Bien sûr, les esprits totalement universels ont la réponse toute trouvée : qu’Israël rende la Cisjordanie et ce sera la paix harmonieuse entre deux États, Israël et Palestine. L’ennui est que cette restitution fera du futur État une succursale du djihad, voire de Daesh, et ce serait tout aussi fou, sinon plus qu’aujourd’hui, car les fusées qui arriveraient sur Tel-Aviv seraient imparables, trop proches pour être arrêtées. C’est aussi une folie pour les Palestiniens de voir leur Cause prise en charge par un moteur trop puissant, celui du djihad islamique, qui telle une fusée à trop forte portée, fera décoller cette Cause de l’attraction terrestre, celle d’un certain réalisme, vers une orbite stationnaire autour du globe plutôt que vers un petit État bien vivable. Il est vrai que ce minimum de réalisme impliquerait rien de moins qu’une vraie distance de ladite Cause par rapport au monde arabe et à ses Textes fondateurs très anti-juifs ; c’est beaucoup. Cela demandera du temps.
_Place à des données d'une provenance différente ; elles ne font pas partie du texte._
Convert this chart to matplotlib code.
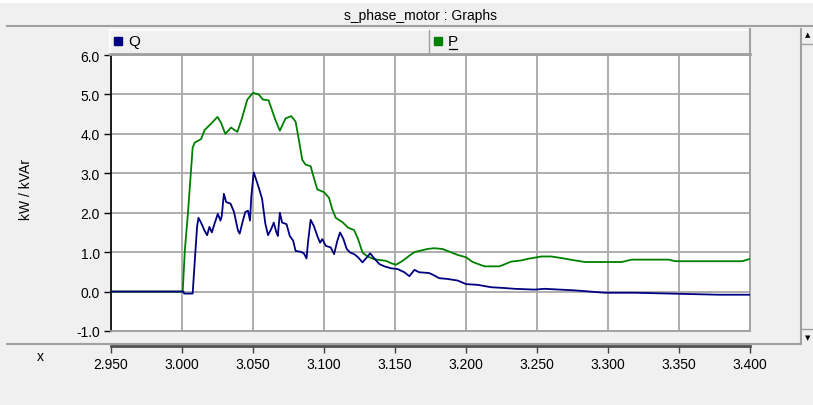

Bref, les lieux de vie sont traversés par une parole qui se transmet, et quand celle-ci est porteuse d’affects violents, contradictoires, voire  totalitaires qui refusent la singularité, fût-elle universelle, alors il devient aussi fou d’y vivre que de les quitter. On peut rêver d’obtenir provisoirement que le conflit soit mis en sourdine, au profit d’un vivre ensemble de fait ; après quoi, on peut parler. (Ce n’est pas toujours le cas ; parler avec l’Allemagne de 38 ou la France de 40 ou aujourd’hui avec le djihad, ce n’est pas simple.)

Heureusement, le vivre ensemble a souvent lieu de fait, sans qu’on nous en fasse un devoir, car les pulsions de vie existent et s’expriment ; elles peuvent oublier la vindicte prescrite, les rappels à l’ordre identitaire ; c’est plus fréquent que ne le pensent les experts, c’est mêmes très courant.